Below is a listing; write it out exactly and drop any images from it.

Material for this exercise:
........

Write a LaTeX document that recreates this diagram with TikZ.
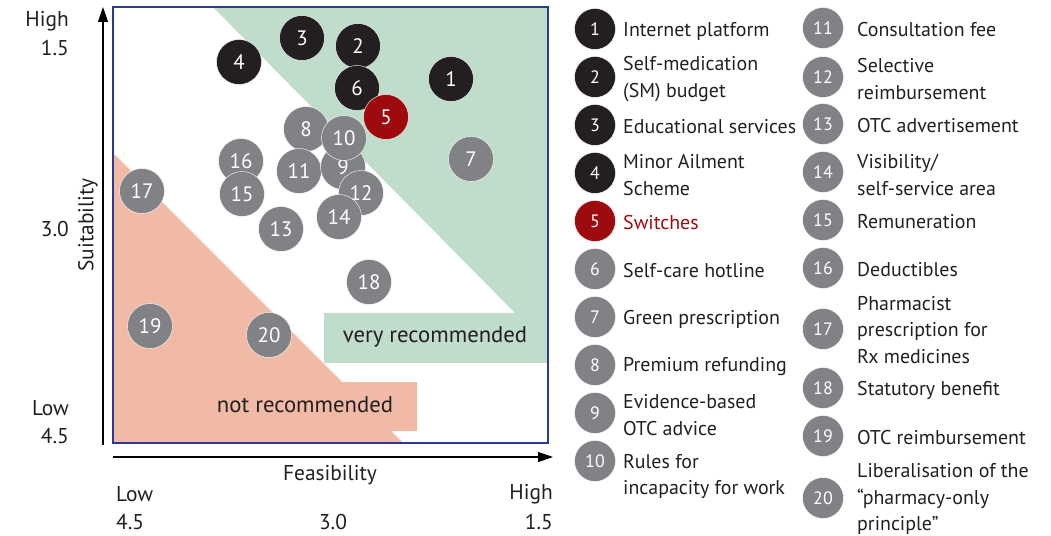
\documentclass[tikz,border=0pt]{standalone}
\usepackage{fontspec}
\setmainfont{PT Sans}
\usetikzlibrary{arrows.meta}
\definecolor{txt}{RGB}{35,31,32}
\definecolor{cblack}{RGB}{35,31,32}
\definecolor{cgrey}{RGB}{128,130,133}
\definecolor{cred}{RGB}{158,11,15}
\definecolor{greenbg}{RGB}{192,220,203}
\definecolor{redbg}{RGB}{241,186,166}
\definecolor{framec}{RGB}{43,57,144}
\tikzset{
  pc/.style={circle, fill=#1, draw=white, line width=0.4bp, minimum size=45bp, inner sep=0pt, text=white, font=\fontsize{21}{21}\selectfont},
  lc/.style={circle, fill=#1, draw=white, line width=0.4bp, minimum size=41bp, inner sep=0pt, text=white, font=\fontsize{18}{18}\selectfont},
  lt/.style={anchor=west, align=left, inner sep=0pt, text=txt, font=\fontsize{20}{26.8}\selectfont},
  lab/.style={inner sep=0pt, text=txt, font=\fontsize{21.5}{27}\selectfont},
  reglab/.style={inner sep=0pt, text=txt, font=\fontsize{22.8}{27}\selectfont},
  axisline/.style={line width=1.2bp, draw=black, -{Triangle[length=15bp,width=10bp]}},
  framebox/.style={draw=framec, line width=2bp}
}
\begin{document}
\begin{tikzpicture}[x=1bp,y=-1bp]
\useasboundingbox (0,0) rectangle (1051,536);
% regions
\fill[greenbg] (213,7) -- (548,7) -- (548,363) -- (324,363) -- (324,313) -- (515,313) -- cycle;
\fill[redbg] (113,153) -- (342,382) -- (417,382) -- (417,431) -- (391,431) -- (403,443) -- (113,443) -- cycle;
\node[reglab] (vr) at (435,337) {very recommended};
\node[reglab] (nr) at (305,405) {not recommended};
\draw[framebox] (113,7) rectangle (548,443);
% axes
\coordinate (yb) at (103,445);
\coordinate (yt) at (103,7);
\coordinate (xl) at (113,457);
\coordinate (xr) at (553,457);
\draw[axisline] (yb) -- (yt);
\draw[axisline] (xl) -- (xr);
\node[lab, rotate=90] (suit) at (88,225) {Suitability};
\node[lab, anchor=east] (yh) at (69,21) {High};
\node[lab, anchor=east] (yh2) at (69,48) {1.5};
\node[lab, anchor=east] (ym) at (69,229) {3.0};
\node[lab, anchor=east] (yl) at (69,408) {Low};
\node[lab, anchor=east] (yl2) at (69,436) {4.5};
\node[lab] (feas) at (330,475) {Feasibility};
\node[lab, anchor=west] (xlo) at (116,494) {Low};
\node[lab, anchor=west] (xlo2) at (116,522) {4.5};
\node[lab] (xm) at (333,522) {3.0};
\node[lab, anchor=east] (xhi) at (553,494) {High};
\node[lab, anchor=east] (xhi2) at (553,522) {1.5};
% plot circles
\node[pc=cblack] (p1) at (451,79) {1};
\node[pc=cblack] (p2) at (358,46) {2};
\node[pc=cblack] (p3) at (302,38) {3};
\node[pc=cblack] (p4) at (239,62) {4};
\node[pc=cblack] (p6) at (357,88) {6};
\node[pc=cred] (p5) at (386,117) {5};
\node[pc=cgrey] (p7) at (471,159) {7};
\node[pc=cgrey] (p16) at (241,161) {16};
\node[pc=cgrey] (p15) at (242,194) {15};
\node[pc=cgrey] (p13) at (281,229) {13};
\node[pc=cgrey] (p17) at (142,191) {17};
\node[pc=cgrey] (p18) at (369,282) {18};
\node[pc=cgrey] (p19) at (150,326) {19};
\node[pc=cgrey] (p20) at (269,335) {20};
\node[pc=cgrey] (p8) at (306,129) {8};
\node[pc=cgrey] (p11) at (299,171) {11};
\node[pc=cgrey] (p9) at (343,167) {9};
\node[pc=cgrey] (p12) at (361,193) {12};
\node[pc=cgrey] (p14) at (339,217) {14};
\node[pc=cgrey] (p10) at (344,138) {10};
% legend column 1
\node[lc=cblack] (l1) at (595,29) {1};
\node[lt] (t1) at (623,31) {Internet platform};
\node[lc=cblack] (l2) at (595,77) {2};
\node[lt] (t2) at (623,79) {Self-medication\\(SM) budget};
\node[lc=cblack] (l3) at (595,125) {3};
\node[lt] (t3) at (623,127) {Educational services};
\node[lc=cblack] (l4) at (595,173) {4};
\node[lt] (t4) at (623,175) {Minor Ailment\\Scheme};
\node[lc=cred] (l5) at (595,221) {5};
\node[lt, text=cred] (t5) at (623,223) {Switches};
\node[lc=cgrey] (l6) at (595,269) {6};
\node[lt] (t6) at (623,271) {Self-care hotline};
\node[lc=cgrey] (l7) at (595,317) {7};
\node[lt] (t7) at (623,319) {Green prescription};
\node[lc=cgrey] (l8) at (595,365) {8};
\node[lt] (t8) at (623,367) {Premium refunding};
\node[lc=cgrey] (l9) at (595,413) {9};
\node[lt] (t9) at (623,415) {Evidence-based\\OTC advice};
\node[lc=cgrey] (l10) at (595,461) {10};
\node[lt] (t10) at (623,476.5) {Rules for\\incapacity for work};
% legend column 2
\node[lc=cgrey] (l11) at (823,28) {11};
\node[lt] (t11) at (857,30) {Consultation fee};
\node[lc=cgrey] (l12) at (823,77) {12};
\node[lt] (t12) at (857,79) {Selective\\reimbursement};
\node[lc=cgrey] (l13) at (823,124) {13};
\node[lt] (t13) at (857,126) {OTC advertisement};
\node[lc=cgrey] (l14) at (823,172) {14};
\node[lt] (t14) at (857,175) {Visibility/\\self-service area};
\node[lc=cgrey] (l15) at (823,220) {15};
\node[lt] (t15) at (857,222) {Remuneration};
\node[lc=cgrey] (l16) at (823,268) {16};
\node[lt] (t16) at (857,270) {Deductibles};
\node[lc=cgrey] (l17) at (823,329) {17};
\node[lt] (t17) at (857,330) {Pharmacist\\prescription for\\Rx medicines};
\node[lc=cgrey] (l18) at (823,388) {18};
\node[lt] (t18) at (857,390) {Statutory benefit};
\node[lc=cgrey] (l19) at (823,436) {19};
\node[lt] (t19) at (857,438) {OTC reimbursement};
\node[lc=cgrey] (l20) at (823,498) {20};
\node[lt] (t20) at (857,499) {Liberalisation of the\\\char"201C pharmacy-only\\principle\char"201D};
\end{tikzpicture}
\end{document}
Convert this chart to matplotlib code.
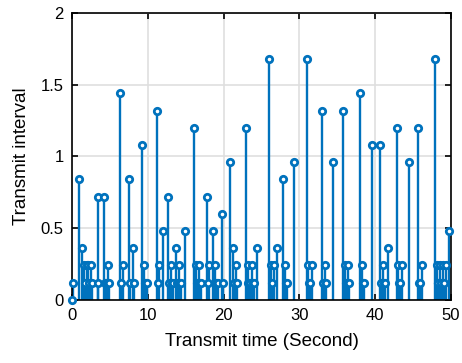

........

Answer to the problem:
Write a LaTeX document that recreates this diagram with TikZ.
\documentclass[tikz,border=0pt]{standalone}
\usepackage{fontspec}
\setmainfont{PT Sans}
\usetikzlibrary{arrows.meta}
\definecolor{txt}{RGB}{35,31,32}
\definecolor{cblack}{RGB}{35,31,32}
\definecolor{cgrey}{RGB}{128,130,133}
\definecolor{cred}{RGB}{158,11,15}
\definecolor{greenbg}{RGB}{192,220,203}
\definecolor{redbg}{RGB}{241,186,166}
\definecolor{framec}{RGB}{43,57,144}
\tikzset{
  pc/.style={circle, fill=#1, draw=white, line width=0.4bp, minimum size=45bp, inner sep=0pt, text=white, font=\fontsize{21}{21}\selectfont},
  lc/.style={circle, fill=#1, draw=white, line width=0.4bp, minimum size=41bp, inner sep=0pt, text=white, font=\fontsize{18}{18}\selectfont},
  lt/.style={anchor=west, align=left, inner sep=0pt, text=txt, font=\fontsize{20}{26.8}\selectfont},
  lab/.style={inner sep=0pt, text=txt, font=\fontsize{21.5}{27}\selectfont},
  reglab/.style={inner sep=0pt, text=txt, font=\fontsize{22.8}{27}\selectfont},
  axisline/.style={line width=1.2bp, draw=black, -{Triangle[length=15bp,width=10bp]}},
  framebox/.style={draw=framec, line width=2bp}
}
\begin{document}
\begin{tikzpicture}[x=1bp,y=-1bp]
\useasboundingbox (0,0) rectangle (1051,536);
% regions
\fill[greenbg] (213,7) -- (548,7) -- (548,363) -- (324,363) -- (324,313) -- (515,313) -- cycle;
\fill[redbg] (113,153) -- (342,382) -- (417,382) -- (417,431) -- (391,431) -- (403,443) -- (113,443) -- cycle;
\node[reglab] (vr) at (435,337) {very recommended};
\node[reglab] (nr) at (305,405) {not recommended};
\draw[framebox] (113,7) rectangle (548,443);
% axes
\coordinate (yb) at (103,445);
\coordinate (yt) at (103,7);
\coordinate (xl) at (113,457);
\coordinate (xr) at (553,457);
\draw[axisline] (yb) -- (yt);
\draw[axisline] (xl) -- (xr);
\node[lab, rotate=90] (suit) at (88,225) {Suitability};
\node[lab, anchor=east] (yh) at (69,21) {High};
\node[lab, anchor=east] (yh2) at (69,48) {1.5};
\node[lab, anchor=east] (ym) at (69,229) {3.0};
\node[lab, anchor=east] (yl) at (69,408) {Low};
\node[lab, anchor=east] (yl2) at (69,436) {4.5};
\node[lab] (feas) at (330,475) {Feasibility};
\node[lab, anchor=west] (xlo) at (116,494) {Low};
\node[lab, anchor=west] (xlo2) at (116,522) {4.5};
\node[lab] (xm) at (333,522) {3.0};
\node[lab, anchor=east] (xhi) at (553,494) {High};
\node[lab, anchor=east] (xhi2) at (553,522) {1.5};
% plot circles
\node[pc=cblack] (p1) at (451,79) {1};
\node[pc=cblack] (p2) at (358,46) {2};
\node[pc=cblack] (p3) at (302,38) {3};
\node[pc=cblack] (p4) at (239,62) {4};
\node[pc=cblack] (p6) at (357,88) {6};
\node[pc=cred] (p5) at (386,117) {5};
\node[pc=cgrey] (p7) at (471,159) {7};
\node[pc=cgrey] (p16) at (241,161) {16};
\node[pc=cgrey] (p15) at (242,194) {15};
\node[pc=cgrey] (p13) at (281,229) {13};
\node[pc=cgrey] (p17) at (142,191) {17};
\node[pc=cgrey] (p18) at (369,282) {18};
\node[pc=cgrey] (p19) at (150,326) {19};
\node[pc=cgrey] (p20) at (269,335) {20};
\node[pc=cgrey] (p8) at (306,129) {8};
\node[pc=cgrey] (p11) at (299,171) {11};
\node[pc=cgrey] (p9) at (343,167) {9};
\node[pc=cgrey] (p12) at (361,193) {12};
\node[pc=cgrey] (p14) at (339,217) {14};
\node[pc=cgrey] (p10) at (344,138) {10};
% legend column 1
\node[lc=cblack] (l1) at (595,29) {1};
\node[lt] (t1) at (623,31) {Internet platform};
\node[lc=cblack] (l2) at (595,77) {2};
\node[lt] (t2) at (623,79) {Self-medication\\(SM) budget};
\node[lc=cblack] (l3) at (595,125) {3};
\node[lt] (t3) at (623,127) {Educational services};
\node[lc=cblack] (l4) at (595,173) {4};
\node[lt] (t4) at (623,175) {Minor Ailment\\Scheme};
\node[lc=cred] (l5) at (595,221) {5};
\node[lt, text=cred] (t5) at (623,223) {Switches};
\node[lc=cgrey] (l6) at (595,269) {6};
\node[lt] (t6) at (623,271) {Self-care hotline};
\node[lc=cgrey] (l7) at (595,317) {7};
\node[lt] (t7) at (623,319) {Green prescription};
\node[lc=cgrey] (l8) at (595,365) {8};
\node[lt] (t8) at (623,367) {Premium refunding};
\node[lc=cgrey] (l9) at (595,413) {9};
\node[lt] (t9) at (623,415) {Evidence-based\\OTC advice};
\node[lc=cgrey] (l10) at (595,461) {10};
\node[lt] (t10) at (623,476.5) {Rules for\\incapacity for work};
% legend column 2
\node[lc=cgrey] (l11) at (823,28) {11};
\node[lt] (t11) at (857,30) {Consultation fee};
\node[lc=cgrey] (l12) at (823,77) {12};
\node[lt] (t12) at (857,79) {Selective\\reimbursement};
\node[lc=cgrey] (l13) at (823,124) {13};
\node[lt] (t13) at (857,126) {OTC advertisement};
\node[lc=cgrey] (l14) at (823,172) {14};
\node[lt] (t14) at (857,175) {Visibility/\\self-service area};
\node[lc=cgrey] (l15) at (823,220) {15};
\node[lt] (t15) at (857,222) {Remuneration};
\node[lc=cgrey] (l16) at (823,268) {16};
\node[lt] (t16) at (857,270) {Deductibles};
\node[lc=cgrey] (l17) at (823,329) {17};
\node[lt] (t17) at (857,330) {Pharmacist\\prescription for\\Rx medicines};
\node[lc=cgrey] (l18) at (823,388) {18};
\node[lt] (t18) at (857,390) {Statutory benefit};
\node[lc=cgrey] (l19) at (823,436) {19};
\node[lt] (t19) at (857,438) {OTC reimbursement};
\node[lc=cgrey] (l20) at (823,498) {20};
\node[lt] (t20) at (857,499) {Liberalisation of the\\\char"201C pharmacy-only\\principle\char"201D};
\end{tikzpicture}
\end{document}
Convert this chart to matplotlib code.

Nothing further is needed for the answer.